Mina is a very intelligent, well-educated woman. She's a schoolteacher, which means she earns her own income before her marriage and is financially independent (her parents are dead, so she doesn't really have a choice in the matter). But even while working full time, she studies alongside Jonathan, who is working to become a lawyer. She says she "want[s] to keep up with Jonathan's studies" and that she has been "practicing shorthand" (5.1).
So Mina works full time and has been staying caught up with Jonathan's law school reading? Does the woman never sleep? But she's not doing it because she wants to be a lawyer herself, she's doing it so that she'll "be able to be useful to Jonathan" after they're married (5.1).
So Mina is a strange, contradictory combination of strong intellect and submissiveness—she's the one who figures out where Dracula's likely to go next (26.37) and Van Helsing says that she has a "man's brain" (18.22), but she's also always talking about how brave the men are: "a brave man's hand can speak for itself; it does not even need a woman's love to hear its music" (18.34). She's financially and intellectually independent, but not really sexually independent—we hardly ever hear her described physically, and her relationship with Jonathan seems strangely sexless.
Everyone Needs a Shoulder to Cry On
If Mina seems to be sexless, maybe it's because everyone is too busy thinking of her as a mother figure. Mina's admiration for the men who help kill Dracula is pretty extreme—she frequently remarks on how lucky she is to have so many good, strong men to look out for her. But she looks out for them, too—just after meeting Arthur Holmwood, she lets him have a good cry on her shoulder:
He stood up and then sat down again, and the tears rained down his cheeks. I felt an infinite pity for him, and opened my arms unthinkingly. With a sob he laid his head on my shoulder, and cried like a wearied child, whilst he shook with emotion.
We women have something of the mother in us that makes us rise above smaller matters when the mother-spirit is invoked; I felt this big, sorrowing man's head resting on me, as though it were that of the baby that some day may lie on my bosom, and I stroked his hair as though he were my own child. (17.58-59)
Mina is like everyone's mother—not five minutes after she allows Arthur to cry on her shoulder, she invites Quincey Morris to do the same (after all, he loved Lucy, too).
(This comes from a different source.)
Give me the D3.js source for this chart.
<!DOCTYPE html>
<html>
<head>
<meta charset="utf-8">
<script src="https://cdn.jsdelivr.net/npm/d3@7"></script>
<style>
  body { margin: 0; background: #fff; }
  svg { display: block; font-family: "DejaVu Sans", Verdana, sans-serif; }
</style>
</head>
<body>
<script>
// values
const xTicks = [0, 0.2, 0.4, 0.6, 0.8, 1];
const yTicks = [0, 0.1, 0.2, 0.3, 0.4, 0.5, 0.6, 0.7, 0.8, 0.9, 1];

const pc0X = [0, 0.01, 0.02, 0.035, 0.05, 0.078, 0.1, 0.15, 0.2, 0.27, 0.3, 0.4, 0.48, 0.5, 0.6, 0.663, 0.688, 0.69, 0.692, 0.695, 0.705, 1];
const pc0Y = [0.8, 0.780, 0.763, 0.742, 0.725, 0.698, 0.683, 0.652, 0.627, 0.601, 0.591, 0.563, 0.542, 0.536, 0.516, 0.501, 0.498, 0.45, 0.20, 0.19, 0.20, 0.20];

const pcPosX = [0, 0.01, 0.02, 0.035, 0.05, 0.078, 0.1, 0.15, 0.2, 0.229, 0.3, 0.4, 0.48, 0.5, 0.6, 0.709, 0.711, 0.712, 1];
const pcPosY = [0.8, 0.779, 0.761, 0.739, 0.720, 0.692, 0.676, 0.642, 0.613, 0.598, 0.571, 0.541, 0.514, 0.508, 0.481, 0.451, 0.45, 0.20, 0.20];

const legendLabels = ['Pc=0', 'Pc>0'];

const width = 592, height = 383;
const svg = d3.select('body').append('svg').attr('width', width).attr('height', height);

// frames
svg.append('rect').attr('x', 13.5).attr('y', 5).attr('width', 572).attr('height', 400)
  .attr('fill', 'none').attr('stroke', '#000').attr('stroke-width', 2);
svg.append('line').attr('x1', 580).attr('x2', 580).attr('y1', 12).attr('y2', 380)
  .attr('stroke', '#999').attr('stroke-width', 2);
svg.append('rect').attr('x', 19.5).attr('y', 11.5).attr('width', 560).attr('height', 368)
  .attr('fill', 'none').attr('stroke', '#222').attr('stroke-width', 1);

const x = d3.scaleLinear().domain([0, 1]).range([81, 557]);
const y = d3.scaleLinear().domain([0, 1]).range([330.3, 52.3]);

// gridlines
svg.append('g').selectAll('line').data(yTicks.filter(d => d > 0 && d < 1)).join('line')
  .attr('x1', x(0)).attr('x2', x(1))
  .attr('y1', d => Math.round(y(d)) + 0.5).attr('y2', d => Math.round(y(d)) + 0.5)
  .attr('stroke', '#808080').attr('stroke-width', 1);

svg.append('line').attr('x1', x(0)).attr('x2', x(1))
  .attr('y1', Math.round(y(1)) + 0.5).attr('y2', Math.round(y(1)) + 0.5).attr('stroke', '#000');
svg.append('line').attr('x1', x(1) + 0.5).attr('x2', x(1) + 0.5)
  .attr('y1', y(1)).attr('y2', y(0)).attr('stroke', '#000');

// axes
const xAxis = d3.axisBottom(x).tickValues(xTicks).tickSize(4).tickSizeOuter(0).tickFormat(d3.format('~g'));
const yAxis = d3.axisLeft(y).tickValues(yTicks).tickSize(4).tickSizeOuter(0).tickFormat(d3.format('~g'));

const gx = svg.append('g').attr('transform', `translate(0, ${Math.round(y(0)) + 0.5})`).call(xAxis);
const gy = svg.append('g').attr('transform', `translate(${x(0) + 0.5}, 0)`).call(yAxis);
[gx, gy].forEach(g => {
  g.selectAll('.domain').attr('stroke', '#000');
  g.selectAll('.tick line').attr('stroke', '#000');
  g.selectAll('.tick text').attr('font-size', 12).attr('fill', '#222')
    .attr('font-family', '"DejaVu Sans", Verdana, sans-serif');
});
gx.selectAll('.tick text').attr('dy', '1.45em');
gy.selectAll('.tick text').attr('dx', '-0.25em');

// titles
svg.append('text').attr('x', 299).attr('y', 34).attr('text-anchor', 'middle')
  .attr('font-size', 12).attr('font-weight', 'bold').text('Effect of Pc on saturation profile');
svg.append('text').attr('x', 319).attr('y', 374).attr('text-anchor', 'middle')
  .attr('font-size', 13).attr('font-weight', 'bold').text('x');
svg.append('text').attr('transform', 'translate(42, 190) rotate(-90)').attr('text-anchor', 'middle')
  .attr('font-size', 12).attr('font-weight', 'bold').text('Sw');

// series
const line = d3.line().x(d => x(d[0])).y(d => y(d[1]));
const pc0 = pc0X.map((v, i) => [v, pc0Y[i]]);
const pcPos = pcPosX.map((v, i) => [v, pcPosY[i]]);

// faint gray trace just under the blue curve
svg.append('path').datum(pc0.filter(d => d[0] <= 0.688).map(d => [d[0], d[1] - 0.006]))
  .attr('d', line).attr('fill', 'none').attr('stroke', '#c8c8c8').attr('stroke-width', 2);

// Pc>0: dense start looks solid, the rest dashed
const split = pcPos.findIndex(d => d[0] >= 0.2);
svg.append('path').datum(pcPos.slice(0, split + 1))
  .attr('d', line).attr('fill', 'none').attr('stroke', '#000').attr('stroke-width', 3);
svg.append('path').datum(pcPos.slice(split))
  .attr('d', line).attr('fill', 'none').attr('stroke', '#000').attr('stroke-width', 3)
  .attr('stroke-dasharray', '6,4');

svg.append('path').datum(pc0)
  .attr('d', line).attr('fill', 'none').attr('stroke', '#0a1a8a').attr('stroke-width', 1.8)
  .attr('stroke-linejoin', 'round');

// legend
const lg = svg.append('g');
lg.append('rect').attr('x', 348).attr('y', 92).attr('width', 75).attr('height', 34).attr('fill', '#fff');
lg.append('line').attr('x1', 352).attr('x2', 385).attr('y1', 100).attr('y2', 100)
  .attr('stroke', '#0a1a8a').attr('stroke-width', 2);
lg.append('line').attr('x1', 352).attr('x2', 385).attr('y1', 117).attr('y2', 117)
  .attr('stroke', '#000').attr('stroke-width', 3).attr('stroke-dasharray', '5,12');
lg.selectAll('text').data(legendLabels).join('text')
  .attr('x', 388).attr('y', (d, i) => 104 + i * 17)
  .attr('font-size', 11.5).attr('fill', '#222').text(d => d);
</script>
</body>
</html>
She's always fixing tea for people, or offering to comfort them.
Angel or Demon?
So Mina is an intellectual equal to the men around her, but physically and emotionally submissive to them. She's everyone's momma and seems almost saint-like… until, of course, she's infected by Dracula's blood.
Many readers and critics think of the scene in which Mina is forced to drink Dracula's blood as a kind of rape scene. After all, the scene takes place on her bed, both of them are partly undressed, and Dracula is holding her and forcing her to have intimate contact with him against her will. But there are other possible interpretations, especially given Mina's role as a kind of universal mother figure.
The fact that Dracula is forcing her to drink blood from his "bare breast," like a "child forcing a kitten's nose into a saucer of milk" is strange. His blood is compared to "milk" through the kitten simile, and he's making Mina drink from his breast. This could suggest that Dracula himself has assumed a mother-like role… but it's a perverted, diabolical motherhood.
Mina's own saint-like maternity is polluted by Dracula's contact with her. The whole scene is full of symbols of sin and purity, like the red blood staining her white nightdress and the red blood on her white hands. Later, when Mina's face is scarred by the Holy Wafer, it's no accident that it leaves a red mark on her white forehead.
But although Mina's physical body is polluted, stained, and scarred by her contact with Dracula, her soul remains pure. And at the end of the novel, when Dracula's body is destroyed, Mina's body regains its natural purity, as well.